Amulets were primarily employed by shamans on the Northwest Coast, but many people in the region kept small pieces of material (shapes made of stone, bone, horn, etc.) or simple carvings as talismans for their own well being and protection from spiritual harm. An early drawing (from the 1780s) of a high-ranking Haida woman includes an English silver fork worn about her neck on a cord, the first of this exotic material to be used as jewelry. Shaman’s amulets are usually recognizable by the inclusion of certain types of imagery unique to the shamanic calling, such as emaciated humans or animals (with skeletal features), octopus suckers, figures in transformation, land otters, and similar themes. Amulets were made of bone, horn, ivory, and sometimes wood or stone.
This small sculptural amulet is made of whale ivory and may have been strung on a deer or moose-hide cord through the pierced opening below the neck of the human figure along the top. The piece is deeply relief-carved into three interrelated figures. On the right end) is the head of what may be a whale or dolphin, with round, inlaid eyes and a rounded snout with a large mouth.

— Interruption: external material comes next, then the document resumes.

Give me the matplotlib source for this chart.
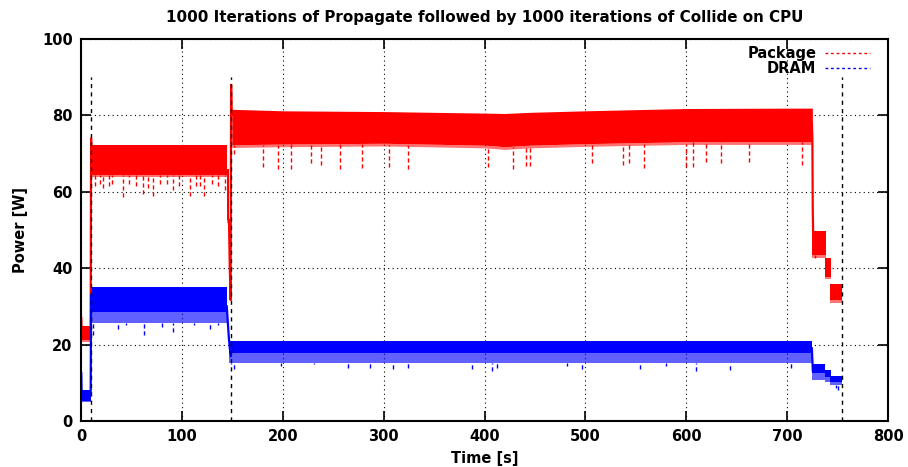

What are probably pectoral fins stream back from the rear corner of the head and are split into two long digits or feather-like forms.
At the opposite end of the amulet, a creature even more difficult to identify is shown with separately carved lobes trailing behind it. These represent the creature’s vertebrae. Finally, the head has round inlaid eyes, and an unusual form that arches up over the animal’s snout.
This may represent the head of a large whale species like a humpback or bowhead. Between the two heads spans the carved form of a reclining human figure, its hands crossed over its belly. The mask-like face has large abalone-shell inlaid eyes and an open mouth, which indicates that the figure is singing. This image most likely represents the shaman himself, spirit-traveling with the two creature images to a realm between life and death, the spirit-universe of the shaman.